(1.) The appellant is a creditor acting on behalf of and in the name of the Official Receiver in the insolvency of one Kumarappa Chetti. Kumarappa Chetti's grand-father many years ago on the occasion of the marriage of his son; the husband of the present respondent 1, received from respondent 1's family a deposit of the amount of her stridhanam. Following the usual Nattukottai Chetti practice, this money was left in the firm of the father-in-law to accumulate interest for the benefit of the bride and her offspring. The proprietor of the firm and both his sons having died, the insolvent Kumarappa became the proprietor of the firm and continued to hold this deposit along with other moneys of the business. There can be no doubt in the circumstances of the case that when he succeeded to the management of the family firm he must have been fully acquainted with the circumstances in which this deposit was made. A suit was filed for the return of the deposit with accumulated interest. It resulted in a compromise decree. The judgment-debtor having become an insolvent, the Official Receiver moved the trial Court under Secs.19 and 21 of the Madras Act ? of 1938 to amend the compromise decree. To meet a possible objection regarding procedure the insolvent also filed a similar application, the two being heard together. The lower Court held that the decree in question could not be scaled down because it embodied a liability arising out of a breach of trust, falling under Section 4 (f) of the Act.
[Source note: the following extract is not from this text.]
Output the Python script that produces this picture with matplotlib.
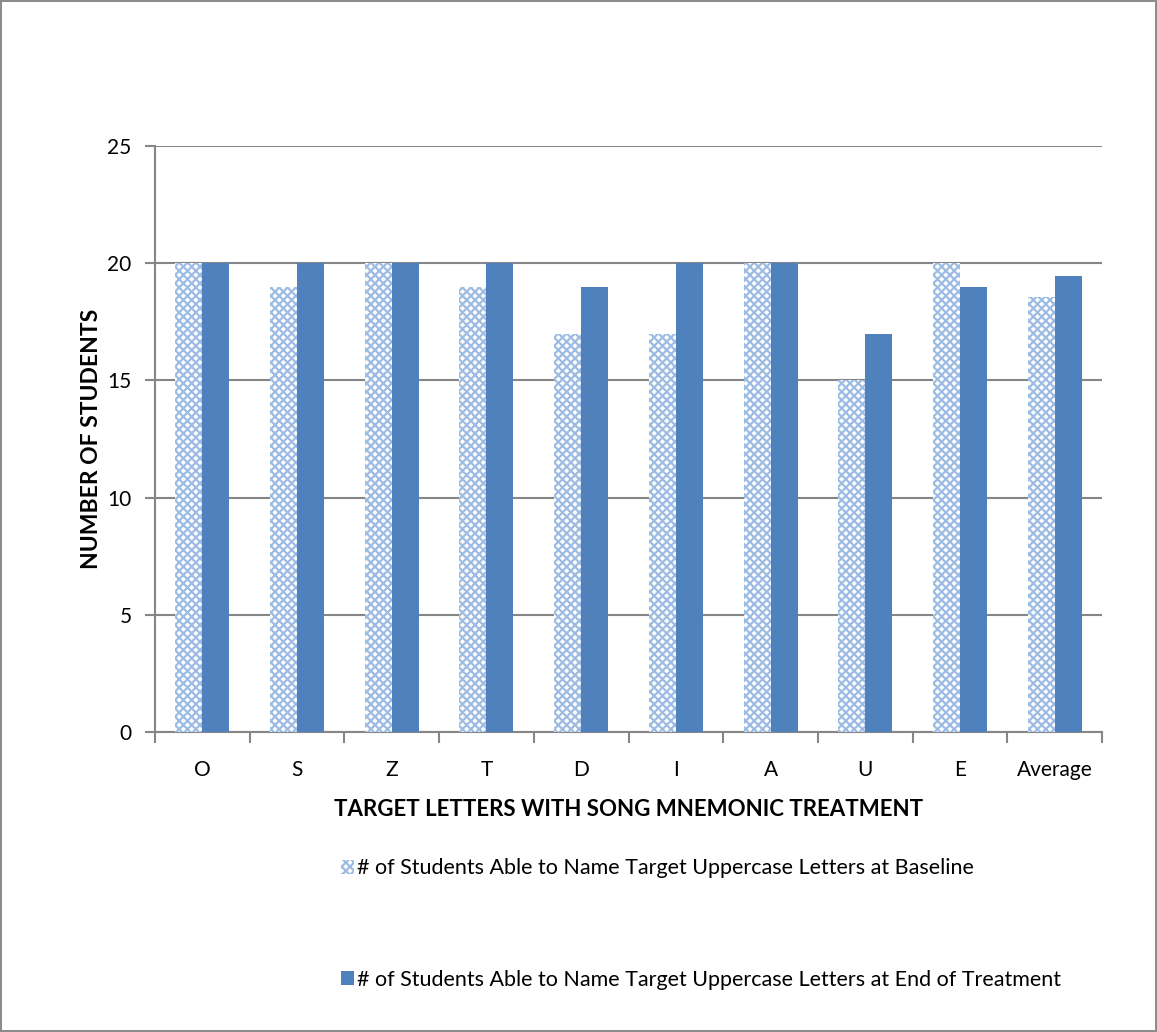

(2.) A preliminary objection was raised that this appeal by an authorised creditor representing the Official Receiver was not maintainable, on the ground that, by Section 19 relief is given on an application by the judgment-debtor and that therefore it is only the insolvent who could maintain the application and file the appeal. No procedure is laid down in Section 21 of Madras Act 4 of 1938 for the application of the Act to the debts of insolvents. But as has been pointed out, it is reasonable that both the Official Receiver and the insolvent should be parties to proceedings in Court arising out of that section. When we turn to Section 19 we find that the proceedings have to be instituted on the application of a judgment-debtor. But we have held in Palani Gonndan V/s. Peria Goundan ( 41) 28 A.I.R. 194l Mad. 158 that the term judgment- debtor used in Section 19 must be read widely and that it would cover a purchaser of the rights of the judgment debtor. Similarly we have no doubt that it would be sufficiently wide to cover an Official Receiver in whom the estate of the judgment-debtor is vested, who is the only person to satisfy the decree debt. In many cases it would no doubt be desirable that the insolvent should be a party to an appeal from a decision under Section 19 read with Section 21. But, in the circumstances of the present case, when any contentions which the insolvent might wish to urge would be the same contentions as those which are put forward by the present appellant, we do not think it necessary to adjourn this appeal for the impleading of the insolvent.
(3.) On the merits there is, in our opinion, very little to be said for this appeal. It seems to us clear having regard to the practice of the Nattukottai Chetty community and the circumstances in which this deposit was made that when respondent 1's father-in-law received this money as stridhanam from respondent l's parents he received it under an obligation to hold it for a particular purpose and that the character of the deposit was such as to make the position of the recipient of the deposit analogous to that of a trustee. When the father-in-law died and the control of the firm passed to his sons and eventually to his grandson each of those persons as proprietor of the firm received its assets including this particular deposit under the same obligations as those which lay upon the original proprietor of the firm. The insolvent Kumarappa when he took over this deposit must have been fully aware that it was a deposit received for a particular purpose and held in a fiduciary capacity by the proprietor of the firm. When he himself became the proprietor, he assumed the same character and incurred the same obligations. When therefore he refused to pay back the deposit to the person entitled, he committed a breach of trust. The decision of the lower Court is correct and the appeal is dismissed with costs of respondent 1.